STILLWATER — Life on the recruiting trail for a college football coach can be a lonely one.
And yet, Joe DeForest and Dana Holgorsen just kept on bumping into each other.
The pair first met more than 10 years ago while recruiting the Houston area, often going after the same prospects. DeForest had recently become an Oklahoma State assistant, while Holgorsen was an assistant at Texas Tech.
Because they saw each other almost every day, they started eating meals together. Staying in the same hotels. Company is company.
A mutual respect evolved into a friendship.
DeForest's primary reason for leaving OSU after 11 seasons to become either the defensive coordinator or a co-defensive coordinator at West Virginia is to advance his career because of his desire to someday become a head coach. But the move will also reunite DeForest with Holgorsen —his former mate on the road, who became his colleague in Stillwater for one season, and before Holgorsen took the head-coaching position at WVU.
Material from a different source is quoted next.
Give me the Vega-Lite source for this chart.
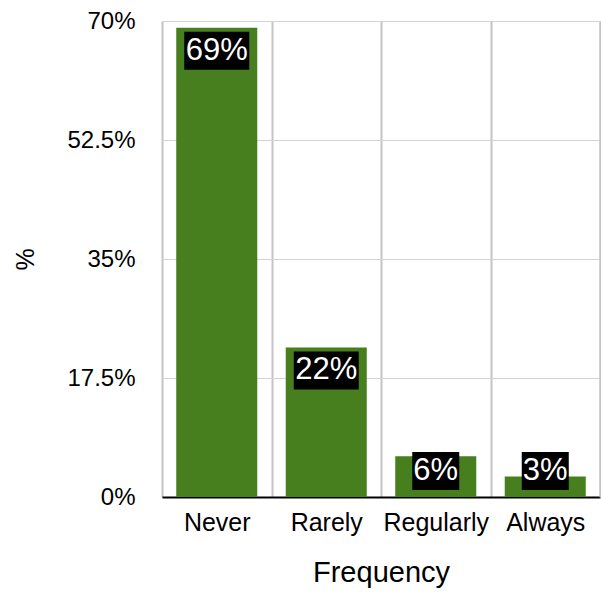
{
  "$schema": "https://vega.github.io/schema/vega-lite/v6.json",
  "width": 438,
  "height": 476,
  "autosize": "none",
  "padding": {"left": 162, "top": 21, "right": 1, "bottom": 96},
  "config": {"font": "Liberation Sans", "view": {"stroke": null}},
  "data": {
    "values": [
      {"freq": "Never", "pct": 69, "label": "69%"},
      {"freq": "Rarely", "pct": 22, "label": "22%"},
      {"freq": "Regularly", "pct": 6, "label": "6%"},
      {"freq": "Always", "pct": 3, "label": "3%"}
    ]
  },
  "encoding": {
    "x": {
      "field": "freq",
      "type": "nominal",
      "sort": null,
      "scale": {"paddingInner": 0, "paddingOuter": 0},
      "axis": {
        "title": "Frequency",
        "titleFontSize": 29,
        "titleFontWeight": "normal",
        "titleColor": "black",
        "titleY": 84,
        "titleBaseline": "alphabetic",
        "labelAngle": 0,
        "labelFontSize": 25,
        "labelColor": "black",
        "labelBaseline": "alphabetic",
        "labelPadding": 33,
        "ticks": false,
        "tickSize": 0,
        "domainColor": "black",
        "domainWidth": 2,
        "grid": true,
        "tickBand": "extent",
        "gridColor": "#c4c4c4",
        "gridWidth": 2
      }
    }
  },
  "resolve": {"axis": {"y": "independent"}},
  "layer": [
    {
      "mark": {"type": "bar", "color": "#477f1e", "width": {"band": 0.74}},
      "encoding": {
        "y": {
          "field": "pct",
          "type": "quantitative",
          "scale": {"domain": [0, 70], "nice": false},
          "axis": {
            "title": "%",
            "titleFontSize": 25,
            "titleFontWeight": "normal",
            "titleColor": "black",
            "titleAngle": -90,
            "titleX": -137,
            "titleY": 238,
            "titleAlign": "center",
            "titleBaseline": "middle",
            "values": [0, 17.5, 35, 52.5, 70],
            "labelExpr": "datum.value + '%'",
            "labelFontSize": 24,
            "labelColor": "black",
            "labelPadding": 27,
            "ticks": false,
            "tickSize": 0,
            "domain": false,
            "gridColor": "#d3d3d3",
            "gridWidth": 1
          }
        }
      }
    },
    {
      "transform": [{"filter": "datum.pct >= 10"}],
      "mark": {"type": "bar", "color": "black", "width": 65, "yOffset": 4, "y2Offset": 42},
      "encoding": {
        "y": {"field": "pct", "type": "quantitative", "axis": {
          "orient": "right", "title": null, "labels": false, "ticks": false, "grid": false,
          "domain": true, "domainColor": "#c4c4c4", "domainWidth": 2
        }},
        "y2": {"field": "pct"}
      }
    },
    {
      "transform": [{"filter": "datum.pct < 10"}],
      "mark": {"type": "bar", "color": "black", "width": 47, "yOffset": 4, "y2Offset": 42},
      "encoding": {
        "y": {"datum": 7.2, "type": "quantitative", "axis": null},
        "y2": {"datum": 7.2}
      }
    },
    {
      "transform": [{"filter": "datum.pct >= 10"}],
      "mark": {"type": "text", "color": "white", "fontSize": 31, "baseline": "middle", "dy": 23},
      "encoding": {
        "y": {"field": "pct", "type": "quantitative", "axis": null},
        "text": {"field": "label"}
      }
    },
    {
      "transform": [{"filter": "datum.pct < 10"}],
      "mark": {"type": "text", "color": "white", "fontSize": 31, "baseline": "middle", "dy": 23},
      "encoding": {
        "y": {"datum": 7.2, "type": "quantitative", "axis": null},
        "text": {"field": "label"}
      }
    }
  ]
}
“In coaching, there's a lot that has to do with friendship,” DeForest said. “But he also has to be able to respect what that person does in order to hire him. I respected what (Holgorsen) did, that's why we hired him here.”
“Here” meaning OSU. When head coach Mike Gundy began looking for an offensive coordinator after the 2009 season, DeForest recommended Holgorsen, who at the time held that position at Houston.
Holgorsen got the job and installed his throw-first, spread offense designed to fit Brandon Weeden's strong arm and array of weapons. The Cowboys flourished in 2010, ranking third in the nation in scoring offense (44.2 points per game) and total offense (520.2 yards per game) and second in passing offense (345.8 yards per game).
Meanwhile, DeForest's special teams produced the Lou Groza Award winner in kicker Dan Bailey and the All-Big 12 first-team punter in Quinn Sharp.
Yet Holgorsen's OSU debut immediately earned him a head-coaching gig, and DeForest and Holgorsen experienced separate success in 2011.
Holgorsen led WVU to the Big East title and a dominating 70-33 victory over Clemson in the Orange Bowl in his first season as head coach.
DeForest helped OSU to its first outright conference title before his pupil, Quinn Sharp, drilled the game-winning field goal in a wild Fiesta Bowl.
Two years after DeForest helped Holgorsen land a job, Holgorsen is now returning the favor with a chance for DeForest to call plays on defense for the first time in his career.
Their friendship is not the sole reason DeForest is leaving OSU. Yet the mutual respect — combined with the opportunity — certainly played a role.
“I'm not going to West Virginia because of our friendship,” DeForest said. “I'm going to West Virginia to further my career and because I think we have a chance to be successful.
“I think (Holgorsen is) a tremendous young mind, and I'm excited about being a part of the program.”